* [Recorded data]
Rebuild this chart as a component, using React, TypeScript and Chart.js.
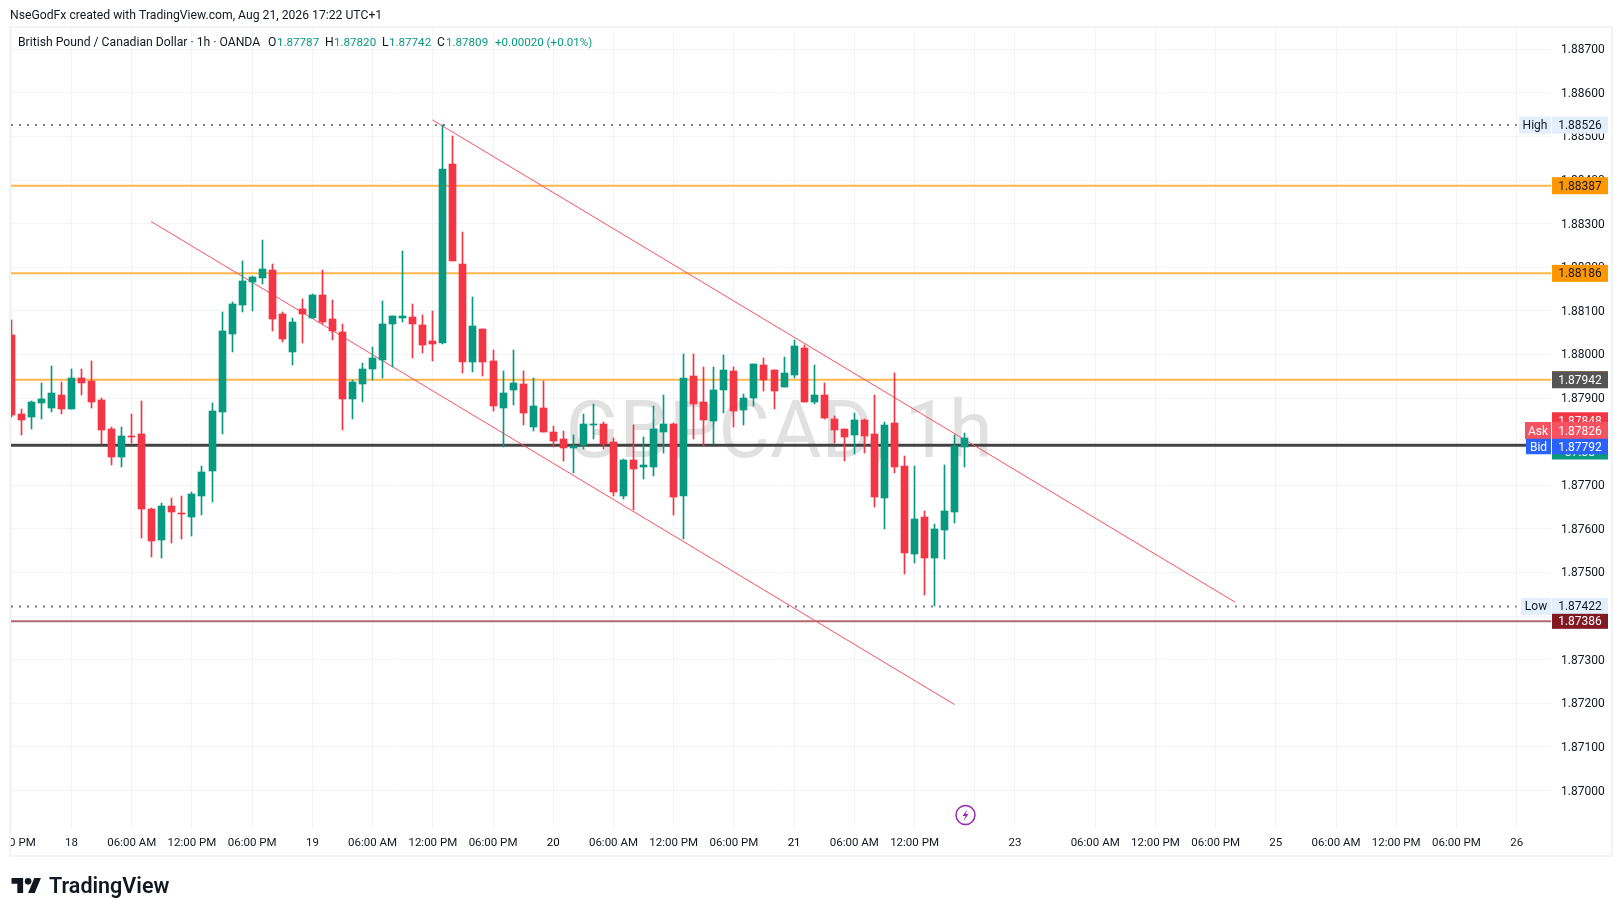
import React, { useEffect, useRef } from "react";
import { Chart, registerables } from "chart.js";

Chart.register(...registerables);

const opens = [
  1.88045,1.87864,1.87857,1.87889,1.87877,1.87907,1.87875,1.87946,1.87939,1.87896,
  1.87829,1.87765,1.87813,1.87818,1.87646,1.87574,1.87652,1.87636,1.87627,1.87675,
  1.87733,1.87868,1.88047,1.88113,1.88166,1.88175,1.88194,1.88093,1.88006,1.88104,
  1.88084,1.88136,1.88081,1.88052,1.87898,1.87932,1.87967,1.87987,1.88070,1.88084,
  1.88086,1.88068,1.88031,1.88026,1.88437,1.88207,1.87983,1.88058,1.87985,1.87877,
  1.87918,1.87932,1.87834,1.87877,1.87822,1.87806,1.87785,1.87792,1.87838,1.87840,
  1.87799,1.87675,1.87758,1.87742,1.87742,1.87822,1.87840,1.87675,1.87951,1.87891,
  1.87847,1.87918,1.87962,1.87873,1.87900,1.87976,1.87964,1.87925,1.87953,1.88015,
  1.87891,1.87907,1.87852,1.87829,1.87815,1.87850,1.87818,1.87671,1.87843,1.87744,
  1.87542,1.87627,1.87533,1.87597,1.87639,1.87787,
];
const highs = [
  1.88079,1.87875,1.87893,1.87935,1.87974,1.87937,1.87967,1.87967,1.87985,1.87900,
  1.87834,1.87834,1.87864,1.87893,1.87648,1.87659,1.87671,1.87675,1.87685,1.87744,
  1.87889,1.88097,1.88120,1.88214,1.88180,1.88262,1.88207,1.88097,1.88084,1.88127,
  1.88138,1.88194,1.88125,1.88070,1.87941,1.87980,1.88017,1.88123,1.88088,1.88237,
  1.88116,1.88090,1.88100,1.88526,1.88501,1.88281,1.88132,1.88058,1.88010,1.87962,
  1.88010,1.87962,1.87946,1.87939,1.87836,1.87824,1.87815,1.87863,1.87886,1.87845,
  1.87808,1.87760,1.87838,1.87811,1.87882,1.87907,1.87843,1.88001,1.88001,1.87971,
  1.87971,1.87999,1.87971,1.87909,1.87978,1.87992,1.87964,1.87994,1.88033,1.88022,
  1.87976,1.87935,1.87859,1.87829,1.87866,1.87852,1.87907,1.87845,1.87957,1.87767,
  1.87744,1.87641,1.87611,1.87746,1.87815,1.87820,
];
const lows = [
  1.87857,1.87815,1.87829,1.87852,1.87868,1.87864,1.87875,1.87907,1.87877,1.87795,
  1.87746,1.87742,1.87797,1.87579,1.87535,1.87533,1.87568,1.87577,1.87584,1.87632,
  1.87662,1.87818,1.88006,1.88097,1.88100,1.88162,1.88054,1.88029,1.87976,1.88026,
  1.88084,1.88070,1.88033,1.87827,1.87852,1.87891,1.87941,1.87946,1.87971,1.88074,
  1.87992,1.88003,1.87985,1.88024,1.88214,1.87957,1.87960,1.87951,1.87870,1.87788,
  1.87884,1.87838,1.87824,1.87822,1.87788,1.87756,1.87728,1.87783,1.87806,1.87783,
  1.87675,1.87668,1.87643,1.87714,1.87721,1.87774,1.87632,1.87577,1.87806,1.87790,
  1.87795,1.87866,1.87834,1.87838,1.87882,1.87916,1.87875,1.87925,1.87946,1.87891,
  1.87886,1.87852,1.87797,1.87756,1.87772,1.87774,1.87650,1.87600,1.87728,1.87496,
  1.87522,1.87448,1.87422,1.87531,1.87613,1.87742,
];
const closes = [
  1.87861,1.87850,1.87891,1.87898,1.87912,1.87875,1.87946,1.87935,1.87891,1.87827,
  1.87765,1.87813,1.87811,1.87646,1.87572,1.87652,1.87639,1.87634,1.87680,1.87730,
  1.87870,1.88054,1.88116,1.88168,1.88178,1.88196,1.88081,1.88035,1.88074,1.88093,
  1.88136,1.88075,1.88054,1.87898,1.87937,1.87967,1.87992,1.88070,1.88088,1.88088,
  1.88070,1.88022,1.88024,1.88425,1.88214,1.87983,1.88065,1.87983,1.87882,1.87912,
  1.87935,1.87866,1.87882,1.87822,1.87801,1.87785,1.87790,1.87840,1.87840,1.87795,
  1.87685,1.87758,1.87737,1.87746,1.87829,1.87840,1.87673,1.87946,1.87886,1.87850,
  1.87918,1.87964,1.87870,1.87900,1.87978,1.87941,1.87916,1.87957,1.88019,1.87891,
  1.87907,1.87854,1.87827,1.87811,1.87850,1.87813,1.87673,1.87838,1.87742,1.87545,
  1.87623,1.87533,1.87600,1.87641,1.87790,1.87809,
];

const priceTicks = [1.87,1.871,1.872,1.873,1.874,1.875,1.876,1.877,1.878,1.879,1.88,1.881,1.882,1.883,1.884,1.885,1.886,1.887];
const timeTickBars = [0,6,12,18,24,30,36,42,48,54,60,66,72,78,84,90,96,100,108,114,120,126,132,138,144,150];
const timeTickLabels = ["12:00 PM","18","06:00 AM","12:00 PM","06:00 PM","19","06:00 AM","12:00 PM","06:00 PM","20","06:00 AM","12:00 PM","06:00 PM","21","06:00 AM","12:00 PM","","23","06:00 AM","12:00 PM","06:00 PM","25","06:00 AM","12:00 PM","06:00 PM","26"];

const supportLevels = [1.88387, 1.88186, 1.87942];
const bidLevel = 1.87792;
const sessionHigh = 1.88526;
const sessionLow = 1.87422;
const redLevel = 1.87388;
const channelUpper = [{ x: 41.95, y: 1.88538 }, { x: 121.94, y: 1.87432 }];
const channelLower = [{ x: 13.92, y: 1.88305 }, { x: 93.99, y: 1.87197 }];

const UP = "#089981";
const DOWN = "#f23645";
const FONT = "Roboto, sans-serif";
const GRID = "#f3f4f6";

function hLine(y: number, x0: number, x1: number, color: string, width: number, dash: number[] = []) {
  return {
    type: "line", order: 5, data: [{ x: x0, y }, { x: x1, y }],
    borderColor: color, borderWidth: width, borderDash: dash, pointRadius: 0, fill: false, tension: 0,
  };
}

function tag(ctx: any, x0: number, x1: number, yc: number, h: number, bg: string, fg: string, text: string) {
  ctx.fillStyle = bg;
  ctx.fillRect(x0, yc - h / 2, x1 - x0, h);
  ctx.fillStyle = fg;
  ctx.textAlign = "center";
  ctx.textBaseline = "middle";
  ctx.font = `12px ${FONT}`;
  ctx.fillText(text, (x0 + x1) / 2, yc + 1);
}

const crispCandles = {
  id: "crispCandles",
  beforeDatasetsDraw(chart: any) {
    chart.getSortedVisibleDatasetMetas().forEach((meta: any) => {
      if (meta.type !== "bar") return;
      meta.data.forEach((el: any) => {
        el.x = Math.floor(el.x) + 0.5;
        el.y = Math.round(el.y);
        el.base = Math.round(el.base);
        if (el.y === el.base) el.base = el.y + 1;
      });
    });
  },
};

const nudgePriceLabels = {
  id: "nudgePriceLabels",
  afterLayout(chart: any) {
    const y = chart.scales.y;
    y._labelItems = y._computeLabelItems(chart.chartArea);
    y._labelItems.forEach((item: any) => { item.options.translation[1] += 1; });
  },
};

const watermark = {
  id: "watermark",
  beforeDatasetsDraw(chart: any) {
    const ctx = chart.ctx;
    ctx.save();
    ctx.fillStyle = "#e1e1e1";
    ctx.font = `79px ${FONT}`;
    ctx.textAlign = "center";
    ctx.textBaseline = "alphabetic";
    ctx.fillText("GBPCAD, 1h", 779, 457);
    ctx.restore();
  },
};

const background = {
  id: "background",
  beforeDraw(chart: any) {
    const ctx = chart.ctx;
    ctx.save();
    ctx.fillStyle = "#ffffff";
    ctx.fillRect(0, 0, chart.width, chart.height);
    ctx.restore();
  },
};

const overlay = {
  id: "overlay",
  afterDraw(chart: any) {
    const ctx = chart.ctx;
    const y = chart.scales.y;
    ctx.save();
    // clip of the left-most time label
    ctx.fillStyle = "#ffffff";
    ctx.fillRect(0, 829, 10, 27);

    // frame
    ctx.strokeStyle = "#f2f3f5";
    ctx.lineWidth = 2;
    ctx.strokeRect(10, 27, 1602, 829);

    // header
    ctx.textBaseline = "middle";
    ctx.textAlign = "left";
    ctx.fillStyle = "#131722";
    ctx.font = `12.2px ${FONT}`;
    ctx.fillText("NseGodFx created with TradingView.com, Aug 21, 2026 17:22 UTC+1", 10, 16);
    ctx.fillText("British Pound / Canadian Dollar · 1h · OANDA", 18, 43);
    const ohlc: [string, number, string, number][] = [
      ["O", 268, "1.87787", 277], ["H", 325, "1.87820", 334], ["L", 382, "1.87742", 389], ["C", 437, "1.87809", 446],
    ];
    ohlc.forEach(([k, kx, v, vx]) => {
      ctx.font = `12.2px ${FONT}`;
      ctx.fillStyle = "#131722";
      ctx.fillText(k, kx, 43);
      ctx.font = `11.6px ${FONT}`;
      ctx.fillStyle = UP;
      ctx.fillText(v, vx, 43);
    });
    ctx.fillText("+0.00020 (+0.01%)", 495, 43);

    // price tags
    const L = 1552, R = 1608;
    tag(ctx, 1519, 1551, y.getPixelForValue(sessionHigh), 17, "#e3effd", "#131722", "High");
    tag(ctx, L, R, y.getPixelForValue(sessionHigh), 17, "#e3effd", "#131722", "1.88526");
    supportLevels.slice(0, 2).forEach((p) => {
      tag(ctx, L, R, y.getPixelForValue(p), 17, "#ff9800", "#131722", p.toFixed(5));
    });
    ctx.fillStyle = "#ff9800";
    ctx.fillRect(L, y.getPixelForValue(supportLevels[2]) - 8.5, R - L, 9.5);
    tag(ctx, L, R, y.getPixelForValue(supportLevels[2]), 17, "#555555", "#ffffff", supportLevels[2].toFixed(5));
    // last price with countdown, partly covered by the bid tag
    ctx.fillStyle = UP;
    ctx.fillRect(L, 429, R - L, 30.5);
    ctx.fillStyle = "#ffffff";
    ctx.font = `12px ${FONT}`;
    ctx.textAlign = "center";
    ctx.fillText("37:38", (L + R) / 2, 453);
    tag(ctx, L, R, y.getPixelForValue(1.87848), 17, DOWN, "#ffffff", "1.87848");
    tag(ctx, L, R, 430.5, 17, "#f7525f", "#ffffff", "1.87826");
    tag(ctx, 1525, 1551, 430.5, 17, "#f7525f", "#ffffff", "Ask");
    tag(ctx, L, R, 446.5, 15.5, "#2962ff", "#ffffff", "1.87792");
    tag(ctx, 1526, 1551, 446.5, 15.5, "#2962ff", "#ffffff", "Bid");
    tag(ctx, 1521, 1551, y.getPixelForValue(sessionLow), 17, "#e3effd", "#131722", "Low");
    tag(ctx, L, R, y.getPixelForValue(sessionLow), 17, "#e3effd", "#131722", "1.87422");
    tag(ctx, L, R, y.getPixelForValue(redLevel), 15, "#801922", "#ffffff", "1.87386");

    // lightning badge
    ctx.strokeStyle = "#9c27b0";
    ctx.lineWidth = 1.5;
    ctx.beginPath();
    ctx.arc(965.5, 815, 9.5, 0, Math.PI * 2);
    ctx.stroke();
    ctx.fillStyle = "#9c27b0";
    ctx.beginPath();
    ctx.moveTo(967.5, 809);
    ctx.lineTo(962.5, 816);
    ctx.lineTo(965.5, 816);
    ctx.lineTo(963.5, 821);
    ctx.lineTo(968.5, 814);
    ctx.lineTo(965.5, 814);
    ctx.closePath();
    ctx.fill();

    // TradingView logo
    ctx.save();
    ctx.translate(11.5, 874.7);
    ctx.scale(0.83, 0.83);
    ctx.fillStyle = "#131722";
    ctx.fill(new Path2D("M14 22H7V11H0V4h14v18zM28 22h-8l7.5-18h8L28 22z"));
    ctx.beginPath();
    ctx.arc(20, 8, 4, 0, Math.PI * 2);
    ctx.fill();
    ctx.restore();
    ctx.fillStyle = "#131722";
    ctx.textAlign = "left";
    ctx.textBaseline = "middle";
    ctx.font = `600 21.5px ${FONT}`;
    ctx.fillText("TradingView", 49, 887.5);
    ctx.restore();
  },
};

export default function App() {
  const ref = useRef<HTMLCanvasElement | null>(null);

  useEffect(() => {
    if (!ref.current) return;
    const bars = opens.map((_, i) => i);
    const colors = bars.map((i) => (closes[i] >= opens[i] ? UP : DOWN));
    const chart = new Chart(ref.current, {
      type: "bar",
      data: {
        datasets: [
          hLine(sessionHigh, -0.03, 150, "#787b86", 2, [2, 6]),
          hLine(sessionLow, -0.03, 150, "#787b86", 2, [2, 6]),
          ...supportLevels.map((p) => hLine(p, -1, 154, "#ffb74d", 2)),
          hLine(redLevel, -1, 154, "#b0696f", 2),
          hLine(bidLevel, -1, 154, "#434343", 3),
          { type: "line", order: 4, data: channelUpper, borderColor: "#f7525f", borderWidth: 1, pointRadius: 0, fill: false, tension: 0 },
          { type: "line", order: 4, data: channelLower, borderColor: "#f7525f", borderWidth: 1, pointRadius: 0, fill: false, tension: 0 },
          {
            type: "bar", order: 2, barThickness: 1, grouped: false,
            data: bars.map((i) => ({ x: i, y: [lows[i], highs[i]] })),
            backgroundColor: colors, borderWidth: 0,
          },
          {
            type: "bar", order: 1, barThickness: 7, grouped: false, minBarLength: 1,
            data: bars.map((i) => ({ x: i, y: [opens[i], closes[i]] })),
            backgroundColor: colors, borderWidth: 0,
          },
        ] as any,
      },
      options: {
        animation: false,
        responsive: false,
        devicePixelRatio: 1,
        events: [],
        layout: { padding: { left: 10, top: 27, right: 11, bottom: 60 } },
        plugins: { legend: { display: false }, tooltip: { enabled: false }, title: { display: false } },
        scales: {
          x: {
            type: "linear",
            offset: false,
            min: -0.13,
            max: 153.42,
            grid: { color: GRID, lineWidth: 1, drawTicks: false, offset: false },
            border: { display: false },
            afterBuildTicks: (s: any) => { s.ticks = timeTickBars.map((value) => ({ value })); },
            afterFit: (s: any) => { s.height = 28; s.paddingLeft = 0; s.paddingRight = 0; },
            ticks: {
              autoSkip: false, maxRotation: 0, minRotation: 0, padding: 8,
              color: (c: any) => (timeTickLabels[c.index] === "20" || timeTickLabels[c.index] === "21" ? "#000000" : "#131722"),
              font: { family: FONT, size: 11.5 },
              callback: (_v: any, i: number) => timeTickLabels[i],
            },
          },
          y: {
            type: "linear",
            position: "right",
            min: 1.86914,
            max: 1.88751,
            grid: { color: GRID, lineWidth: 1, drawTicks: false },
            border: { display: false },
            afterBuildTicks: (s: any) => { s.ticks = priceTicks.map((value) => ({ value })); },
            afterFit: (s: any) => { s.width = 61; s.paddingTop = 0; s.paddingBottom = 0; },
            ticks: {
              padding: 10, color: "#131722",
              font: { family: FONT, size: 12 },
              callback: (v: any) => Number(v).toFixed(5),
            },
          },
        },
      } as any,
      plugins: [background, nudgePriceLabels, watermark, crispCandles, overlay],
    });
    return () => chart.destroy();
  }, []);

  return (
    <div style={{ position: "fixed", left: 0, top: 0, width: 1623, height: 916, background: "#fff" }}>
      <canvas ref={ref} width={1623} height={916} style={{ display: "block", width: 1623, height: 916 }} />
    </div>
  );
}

* [Given exercise] Begin at the first line of the material and copy each line exactly through the one containing "Chart.register(...registerables);". Omit pictures.

* [Right answer]
Rebuild this chart as a component, using React, TypeScript and Chart.js.
import React, { useEffect, useRef } from "react";
import { Chart, registerables } from "chart.js";

Chart.register(...registerables);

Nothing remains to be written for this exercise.